The program started in Great Falls in 2012 with collection buckets at businesses around town for shoppers to drop their spare change instead of giving it to panhandlers downtown. The boxes are new this year and are attached to lightposts around the downtown.
There’s a misconception, according to members of the Downtown Safety Alliance, that the downtown panhandlers are homeless.
The overwhelming majority of pandhandlers downtown have a place to live, but panhandle to buy alcohol or drugs, according to Adam Hunt, an officer with the Great Falls Police Department who focuses on the downtown.
The funds collected in the Coins for a Cause boxes are pooled annually and donated to an organization that provides services to the homeless and transient population.
Past recipients include the Great Falls Rescue Mission and the Great Falls Community Food Bank.
In 2017, the program raised $348.63 and the funds were donated to the Great Falls Police Department to be put toward the new seasonal volunteer program.
Hunt said that last summer he cited a woman for having an open container of alcohol in public.

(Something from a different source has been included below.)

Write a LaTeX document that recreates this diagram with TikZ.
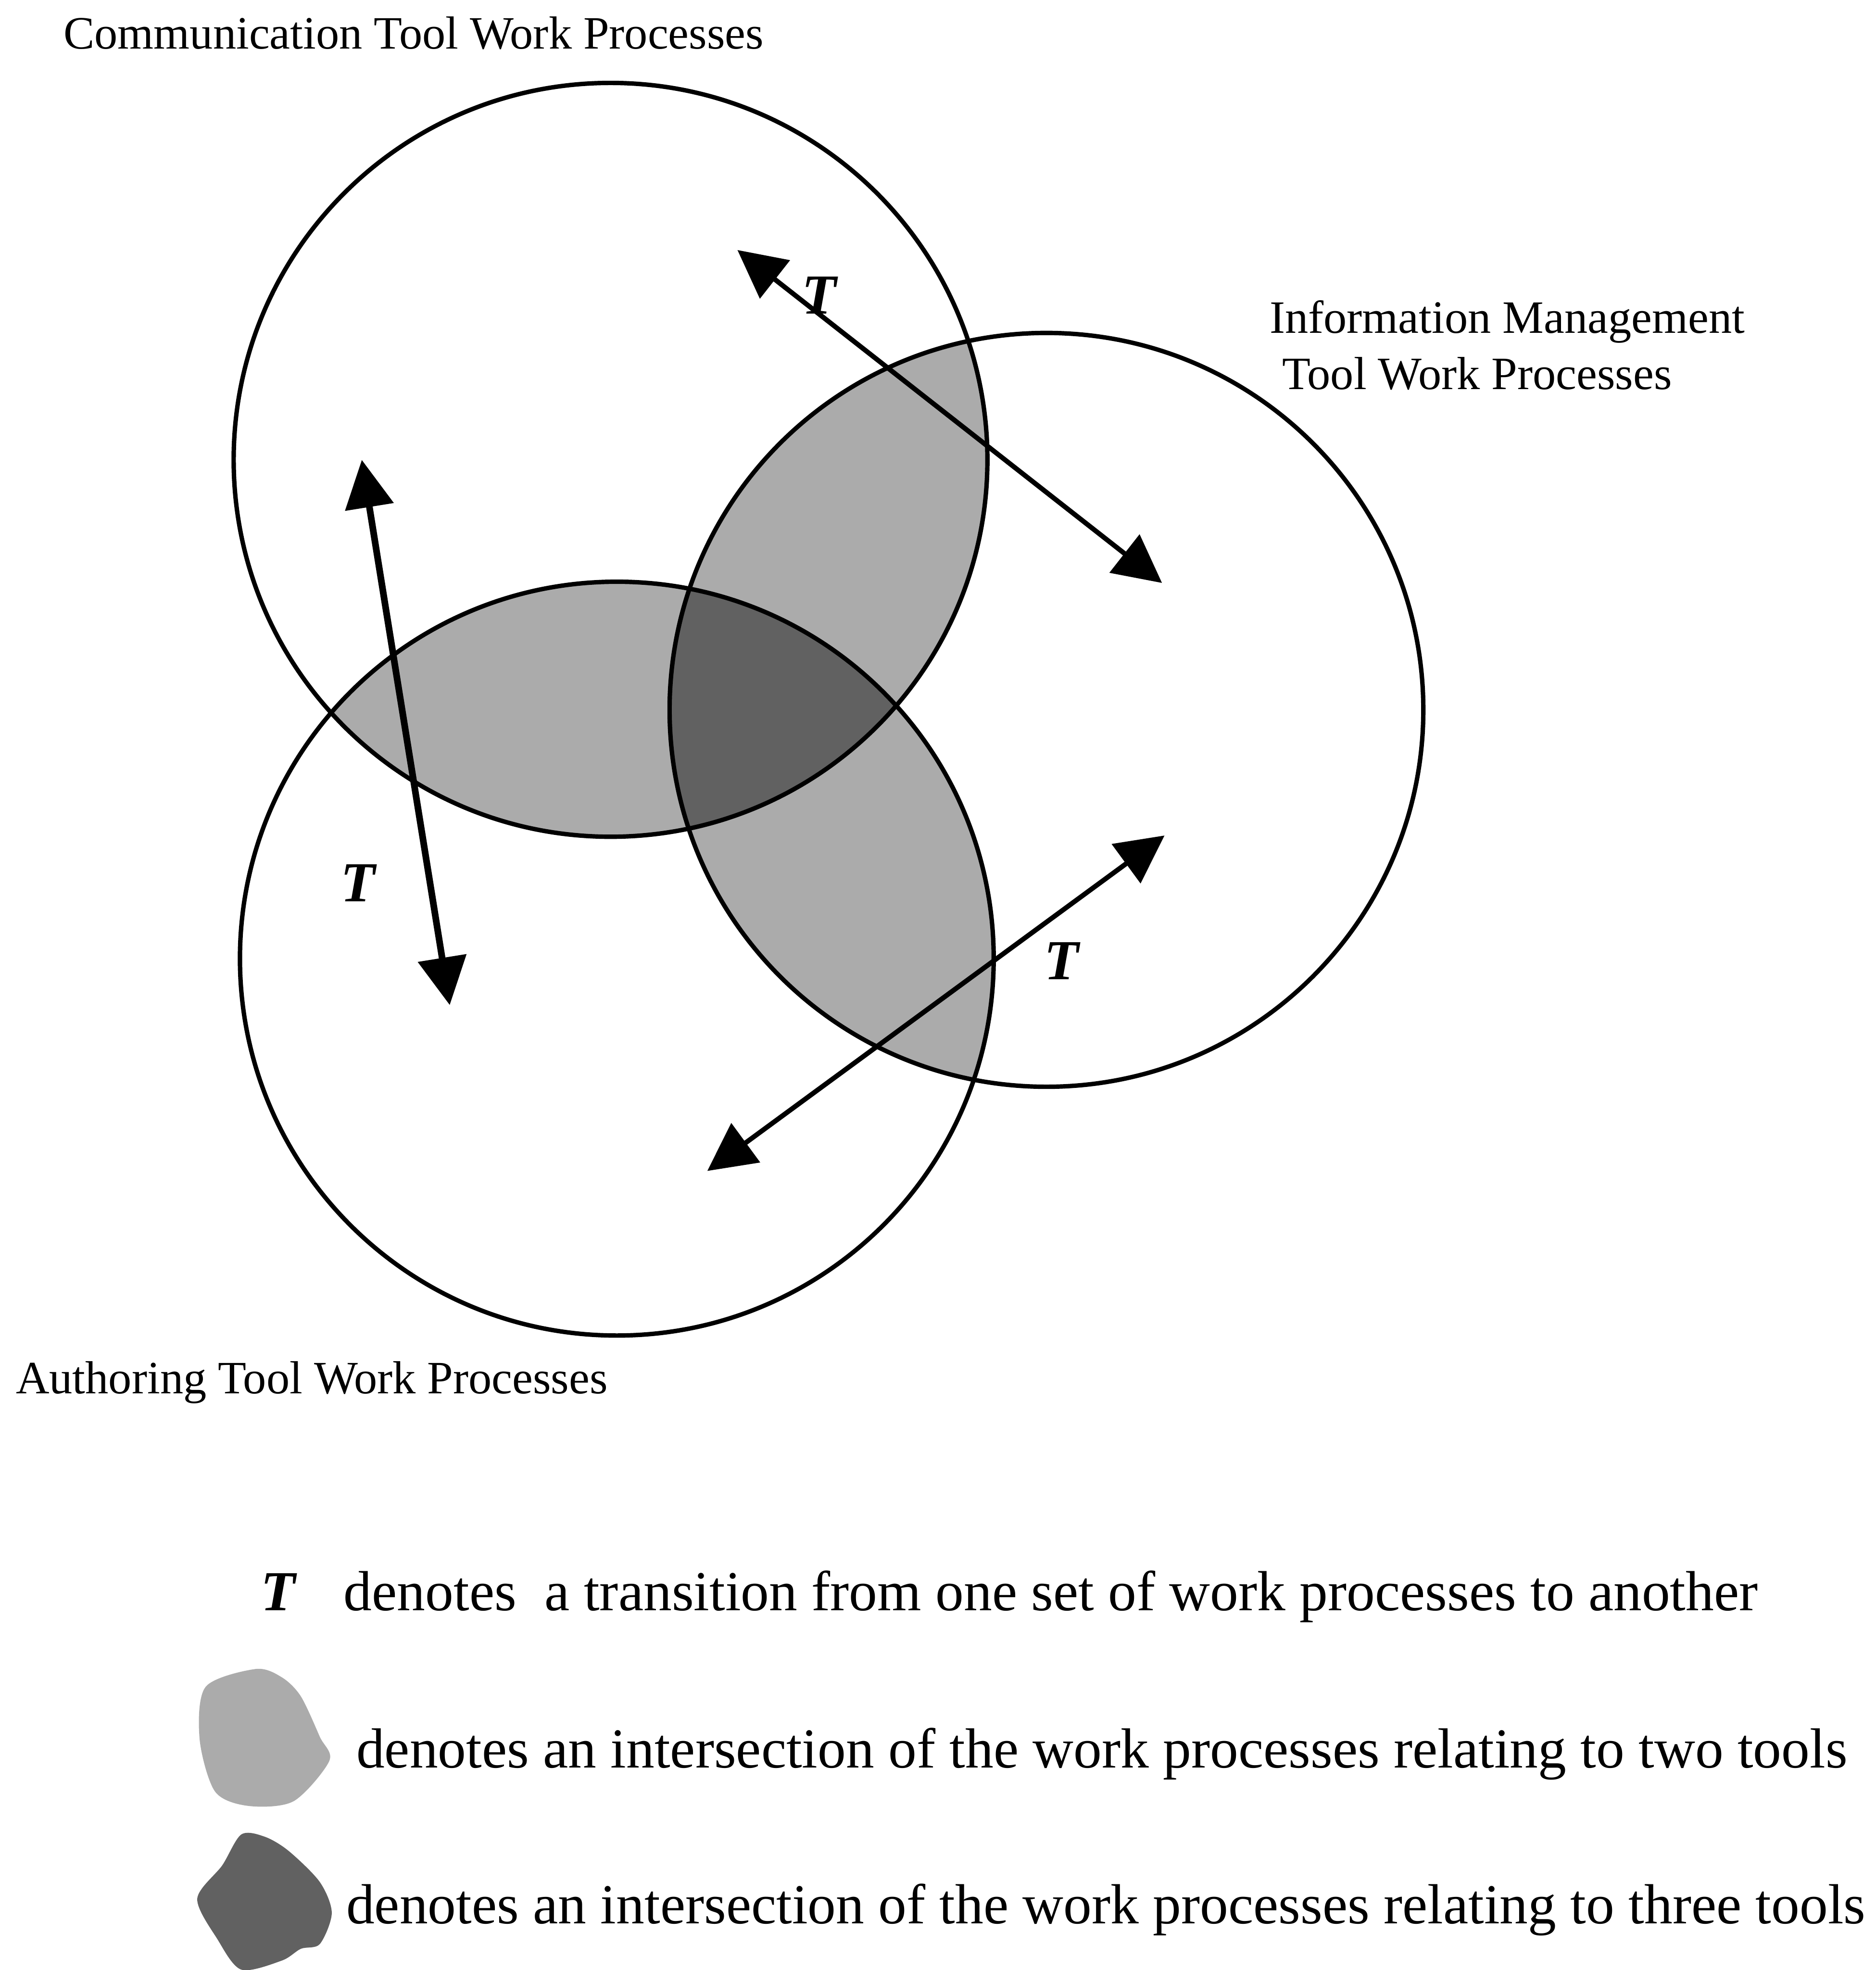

She was with a group of people and they were all intoxicated.
Hunt said he asked the woman how many beers she drank a day. Her response was 30 beers per day. The rest of the group said they drank about the same.

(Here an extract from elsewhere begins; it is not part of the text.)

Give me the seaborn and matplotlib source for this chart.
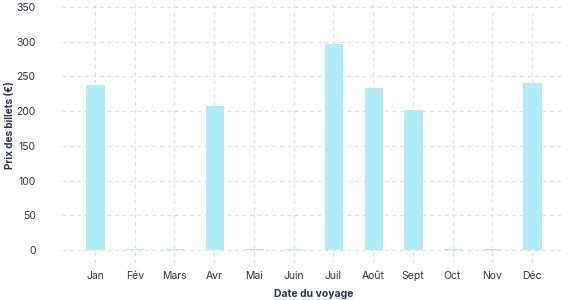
import matplotlib
matplotlib.use("Agg")
import matplotlib.pyplot as plt
import seaborn as sns
import pandas as pd

months = ["Jan", "Fév", "Mars", "Avr", "Mai", "Juin", "Juil", "Août", "Sept", "Oct", "Nov", "Déc"]
prices = [237, 1, 1, 208, 1, 1, 296, 233, 201, 1, 1, 240]
yticks = [0, 50, 100, 150, 200, 250, 300, 350]

sns.set_theme(style="white")
plt.rcParams['font.family'] = ['Inter', 'DejaVu Sans']

df = pd.DataFrame({"mois": months, "prix": prices})

fig = plt.figure(figsize=(5.77, 3.0), dpi=100)
ax = fig.add_axes([62/577, 37/300, 503/577, 263/300])

text_color = "#2b3452"
grid_color = "#e0e0e0"

# shadow bars
sns.barplot(data=df, x="mois", y="prix", ax=ax, color="#d9d9d9", width=0.43,
            saturation=1, zorder=2, linewidth=0)
for p in ax.patches:
    p.set_x(p.get_x() + 0.03)
sns.barplot(data=df, x="mois", y="prix", ax=ax, color="#aeeef8", width=0.43,
            saturation=1, zorder=3, linewidth=0)

ax.set_xlim(-0.83, 11.83)
ax.set_ylim(-18.7, 360)
ax.set_yticks(yticks)
ax.set_yticklabels([str(v) for v in yticks])

ax.grid(True, axis="both", color=grid_color, linestyle=(0, (3, 3)), linewidth=0.9, zorder=0)
ax.set_axisbelow(True)
for s in ax.spines.values():
    s.set_visible(False)
ax.tick_params(axis="both", length=0, labelsize=7.5, colors=text_color)
ax.tick_params(axis="x", pad=6)
ax.tick_params(axis="y", pad=19)

ax.set_xlabel("Date du voyage", fontsize=7.5, fontweight="bold", color=text_color)
ax.set_ylabel("Prix des billets (€)", fontsize=7.2, fontweight="bold", color=text_color)
ax.yaxis.set_label_coords(-0.094, 0.525)
ax.xaxis.set_label_coords(0.5, -0.097)

fig.savefig("out.png", dpi=100)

How do they get the money for the beer at $2.50 each, Hunt asked. By panhandling, they told him.
The woman he cited lived downtown, was not homeless and was able to make about $75 per day by panhandling. That’s $27,375 annually she’s making by panhandling. If 10 people are doing the same thing, that’s more than a quarter of a million dollars annually that people are giving to panhandlers to purchase alcohol, Hunt said.

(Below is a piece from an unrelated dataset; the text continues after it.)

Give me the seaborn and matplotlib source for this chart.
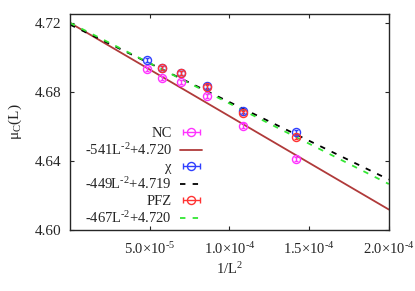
import matplotlib
matplotlib.use("Agg")
import matplotlib.pyplot as plt
import numpy as np
import pandas as pd
import seaborn as sns
from matplotlib.legend_handler import HandlerErrorbar
from matplotlib.container import ErrorbarContainer

# lattice sizes and critical chemical potential estimates
L_vals = np.array([84, 96, 108, 120, 132, 144])
mu_nc = [4.6412, 4.6605, 4.6775, 4.6856, 4.6881, 4.6932]
mu_chi = [4.6566, 4.6690, 4.6834, 4.6910, 4.6940, 4.6986]
L_pfz = np.array([84, 96, 108, 120, 132])
mu_pfz = [4.6541, 4.6677, 4.6831, 4.6908, 4.6937]
err = 0.0012

# fits  mu = a / L^2 + b
fit_slopes = [-541, -449, -467]
fit_offsets = [4.720, 4.719, 4.720]
fit_range = [0.0, 2.0e-4]

MAGENTA = "#ff33ff"
BLUE = "#2f3fff"
RED = "#ff3333"
BROWN = "#b03a3a"
GREEN = "#33e633"

sns.set_style("ticks")
plt.rcParams["font.family"] = ["Liberation Serif", "DejaVu Serif"]
plt.rcParams["mathtext.fontset"] = "custom"
plt.rcParams["mathtext.rm"] = "Liberation Serif"
plt.rcParams["mathtext.it"] = "Liberation Serif:italic"
plt.rcParams["mathtext.default"] = "rm"
plt.rcParams["xtick.direction"] = "in"
plt.rcParams["ytick.direction"] = "in"

fig = plt.figure(figsize=(4.15, 2.91), dpi=100)
ax = fig.add_axes([0.169, 0.210, 0.768, 0.742])

def points(L, mu, color):
    ax.errorbar(1.0 / L**2, mu, yerr=err, fmt="o", mfc="none", mec=color,
                ecolor=color, ms=5.8, mew=1.0, elinewidth=1.0, capsize=1.5, zorder=3)

def fit_line(i, color, dashes):
    xs = np.array(fit_range)
    df = pd.DataFrame({"x": xs, "y": fit_slopes[i] * xs + fit_offsets[i]})
    sns.lineplot(data=df, x="x", y="y", ax=ax, color=color, lw=1.3,
                 dashes=False, legend=False, zorder=2)
    if dashes:
        ax.lines[-1].set_dashes(dashes)

points(L_vals, mu_nc, MAGENTA)
fit_line(0, BROWN, None)
points(L_vals, mu_chi, BLUE)
fit_line(1, "black", (3, 4))
points(L_pfz, mu_pfz, RED)
fit_line(2, GREEN, (3, 4))

ax.set_xlim(0, 2.0e-4)
ax.set_ylim(4.60, 4.7252)
ax.set_xticks([5e-5, 1e-4, 1.5e-4, 2e-4])
ax.set_xticklabels([r"5.0×10$^{\text{-}5}$", r"1.0×10$^{\text{-}4}$",
                    r"1.5×10$^{\text{-}4}$", r"2.0×10$^{\text{-}4}$"])
ax.set_yticks([4.60, 4.64, 4.68, 4.72])
ax.set_yticklabels(["4.60", "4.64", "4.68", "4.72"])
ax.tick_params(top=True, right=True, length=3, width=0.8)
ax.tick_params(axis="x", pad=8, labelsize=10.5)
ax.tick_params(axis="y", pad=6, labelsize=11)
for s in ax.spines.values():
    s.set_linewidth(1.0)
    s.set_visible(True)
ax.set_xlabel(r"1/L$^2$", fontsize=10.5, labelpad=3)
ax.set_ylabel(r"μ$_\mathrm{C}$(L)", fontsize=11, labelpad=8)

# legend proxies in gnuplot style (horizontal bars)
def proxy(color):
    return ax.errorbar([np.nan], [np.nan], xerr=[1], fmt="o", mfc="none", mec=color,
                       ecolor=color, ms=5.8, mew=1.0, elinewidth=1.0, capsize=2.5)

handles = [proxy(MAGENTA), plt.Line2D([], [], color=BROWN, lw=1.3),
           proxy(BLUE), plt.Line2D([], [], color="black", lw=1.3, dashes=(3, 4)),
           proxy(RED), plt.Line2D([], [], color=GREEN, lw=1.3, dashes=(3, 4))]
labels = ["NC", r"-541L$^{\text{-}2}$+4.720", "χ", r"-449L$^{\text{-}2}$+4.719",
          "PFZ", r"-467L$^{\text{-}2}$+4.720"]
ax.legend(handles, labels, loc="lower right", bbox_to_anchor=(0.447, -0.03),
          markerfirst=False, frameon=False, fontsize=10.5, handlelength=1.55,
          handletextpad=0.55, labelspacing=0.17, borderpad=0.2,
          handler_map={ErrorbarContainer: HandlerErrorbar(xerr_size=0.58)})

fig.savefig("out.png", dpi=100)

Panhandling is legal in Great Falls, but if someone walks up to a car in a public street to ask for money, that’s illegal, though difficult to cite, Hunt said.
Recent court cases have deemed panhandling a type of free speech.
In 2015, the U.S. Supreme Court ruled in Reed v. Town of Gilbert, Arizona, that government regulations curtailing free speech have to be as narrow as possible and must fulfill a “compelling government interest.”
The case involved a local ordinance restricting where signs for religious services could be displayed, but the ruling has had wider implications.
Great Falls made changes to its sign code as a result of the ruling.
Last summer, the U.S. Supreme Court ruled an ordinance in Slidell, La. requiring a panhandling license was unconstitutional.
The ACLU brought the case on behalf of three panhandlers in Slidell and as a result the Slidell ruling and other court rulings, cities nationwide have been repealing or amending their panhandling laws.